Introduction: DIY Helping Hands (used Primarily When Soldering)

Picture of DIY Helping Hands (used Primarily When Soldering)

 I recently got into exercising my maker muscle, and I realized that I needed some helping hands to help me solder. I'm  a high school student with no job, so I didn't have the resources to buy some helping hands and I thought that was the end of my hopes of ever owning a pair. But recently, I came across an awesome Instructable by blhack where he made a "Third Hand" for soldering (the link to his design his here: bit.ly/1eHiO0n). I was inspired: I looked around my house and I scrounged up some parts to make this decent assembly which I can now use when soldering.

I am sorry to say that I was too eager to build my design to remember to document the building stage with a camera, but I will do my best to explain my design to you with the pictures I have.

Step 1: The Components

Picture of The Components

Wooden Panel: The wooden panel provides a solid base that ensures the helping hands' center of gravity will be above the something that is in contact with the ground (to prevent the helping hands from toppling under the weight of a heavy component that I may be soldering).

I roughened up the surface of the wooden panel and the lexan surface that would be interfacing it before I wood glued the two surfaces together. By doing so, I was able to create a stronger bond at the interface.

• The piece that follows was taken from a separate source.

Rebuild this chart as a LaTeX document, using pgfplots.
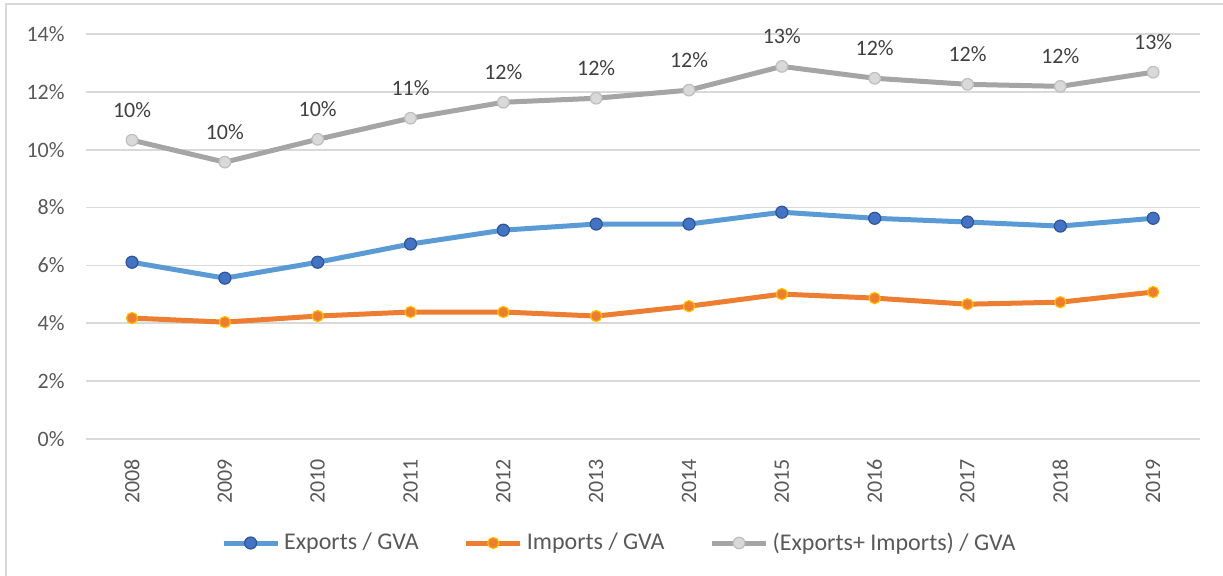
\documentclass[border=0pt]{standalone}
\usepackage{pgfplots}
\pgfplotsset{compat=1.18}
\usepackage{fontspec}
\setmainfont{Carlito}
\definecolor{gridc}{HTML}{D9D9D9}
\definecolor{tickc}{HTML}{595959}
\definecolor{labc}{HTML}{404040}
\definecolor{bline}{HTML}{5B9BD5}
\definecolor{bmark}{HTML}{4472C4}
\definecolor{bedge}{HTML}{2F5597}
\definecolor{oline}{HTML}{ED7D31}
\definecolor{oedge}{HTML}{FFC000}
\definecolor{gline}{HTML}{A5A5A5}
\definecolor{gmark}{HTML}{D9D9D9}
\definecolor{gedge}{HTML}{BFBFBF}
\begin{document}
\begin{tikzpicture}
\path[use as bounding box] (-42.8pt,-68pt) rectangle (568.7pt,219.5pt);
\draw[gridc, line width=1pt] (-39.8pt,-80pt) -- (-39.8pt,217.5pt) -- (580pt,217.5pt);
\begin{axis}[
  scale only axis,
  width=557pt, height=202.5pt,
  xmin=2007.5, xmax=2019.5,
  ymin=0, ymax=14,
  axis line style={draw=none},
  major tick length=0pt,
  xtick={2008,2009,...,2019},
  ytick={0,2,...,14},
  ymajorgrids=true,
  grid style={gridc, line width=0.8pt},
  /pgf/number format/assume math mode=true,
  xticklabel={\pgfmathprintnumber[1000 sep={}]{\tick}},
  yticklabel={\pgfmathprintnumber{\tick}\%},
  tick label style={font=\fontsize{11}{13}\selectfont, text=tickc},
  xticklabel style={rotate=90, anchor=east},
  xticklabel shift=6.5pt,
  yticklabel shift=7pt,
  legend style={at={(0.48,0)}, anchor=center, yshift=-52pt, draw=none,
    font=\fontsize{12}{14}\selectfont, text=tickc,
    legend columns=3,
    /tikz/every even column/.append style={column sep=20.5pt},
    /tikz/every odd column/.append style={column sep=0pt}},
  legend cell align=left,
  legend image code/.code={\draw[mark repeat=2,mark phase=2,#1] plot coordinates {(0pt,0pt) (13.5pt,0pt) (27pt,0pt)};},
]
\addplot[bline, line width=2.5pt, mark=*, mark size=3pt,
  mark options={fill=bmark, draw=bedge, line width=0.6pt}]
  coordinates {(2008,6.11) (2009,5.56) (2010,6.11) (2011,6.74) (2012,7.22) (2013,7.43)
    (2014,7.43) (2015,7.84) (2016,7.63) (2017,7.50) (2018,7.36) (2019,7.63)};
\addlegendentry{Exports / GVA}
\addplot[oline, line width=2.5pt, mark=*, mark size=2.8pt,
  mark options={fill=oline, draw=oedge, line width=0.6pt}]
  coordinates {(2008,4.18) (2009,4.04) (2010,4.25) (2011,4.39) (2012,4.39) (2013,4.25)
    (2014,4.59) (2015,5.01) (2016,4.87) (2017,4.66) (2018,4.73) (2019,5.08)};
\addlegendentry{Imports / GVA}
\addplot[gline, line width=2.5pt, mark=*, mark size=2.9pt,
  mark options={fill=gmark, draw=gedge, line width=0.6pt},
  point meta=y,
  nodes near coords={\pgfmathprintnumber[fixed,precision=0]{\pgfplotspointmeta}\%},
  every node near coord/.append style={anchor=center, yshift=15pt, text=labc,
    font=\fontsize{11}{13}\selectfont}]
  coordinates {(2008,10.33) (2009,9.57) (2010,10.36) (2011,11.09) (2012,11.64) (2013,11.78)
    (2014,12.06) (2015,12.88) (2016,12.47) (2017,12.26) (2018,12.19) (2019,12.68)};
\addlegendentry{(Exports+ Imports) / GVA}
\end{axis}
\end{tikzpicture}
\end{document}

Lexan Cover on Wooden Panel: The lexan cannot withstand the head of the soldering iron for long periods of time, but it provides a smooth surface which I can easily remove solder from (if any solder happens to drip onto it, although I don't expect this to happen often).

Next, I screwed the wooden post to the wooden panel. In order to do this, I first drove the screws through the post until their pointed ends poked out of the wood at the other side. I then impressed the wooden panel with small holes by pressing the post against it. Next, I drilled into the panel at these holes so that the screws' pointed ends could get a grip on the panel. Finally, I finished screwing the screws into the through the post and into the panel.

Helping Hands: I made the bendable component of the helping hands out of .5 mm, solid copper wire (it was what I had on hand). I bent the wire 6 times over at a length of 130 mm. I then twisted it tightly to give it strength and stiffness and then heat shrunk it. (Later on, I realized that this was too weak, and I add 5 extra lengths of 130 mm wire to strengthen and stiffen it sufficiently. Altogether, I had 1.43 m of .5 mm copper wire bent into 130 mm helping hands.) I attached the helping hands to the post via screws.

Solder Spool: Because it was a useful addition, I included another screw on the post which I wrapped the solder around.

Step 2: Helping Hands in Action

Picture of Helping Hands in Action

The final product: a decent pair of helping hands that work well. (As an added bonus, you can boast to your maker friends that you built your own helping hands instead of buying them.)

Comments

RobertC2 (author)2017-07-09

"...I then impressed the wooden panel with small holes by pressing the post against it."

So simple, and so brilliant! I've already built more helping hands than I need... but I still like reading these because of this low-tech, common-sense kind of stuff. Thanbks for sharing!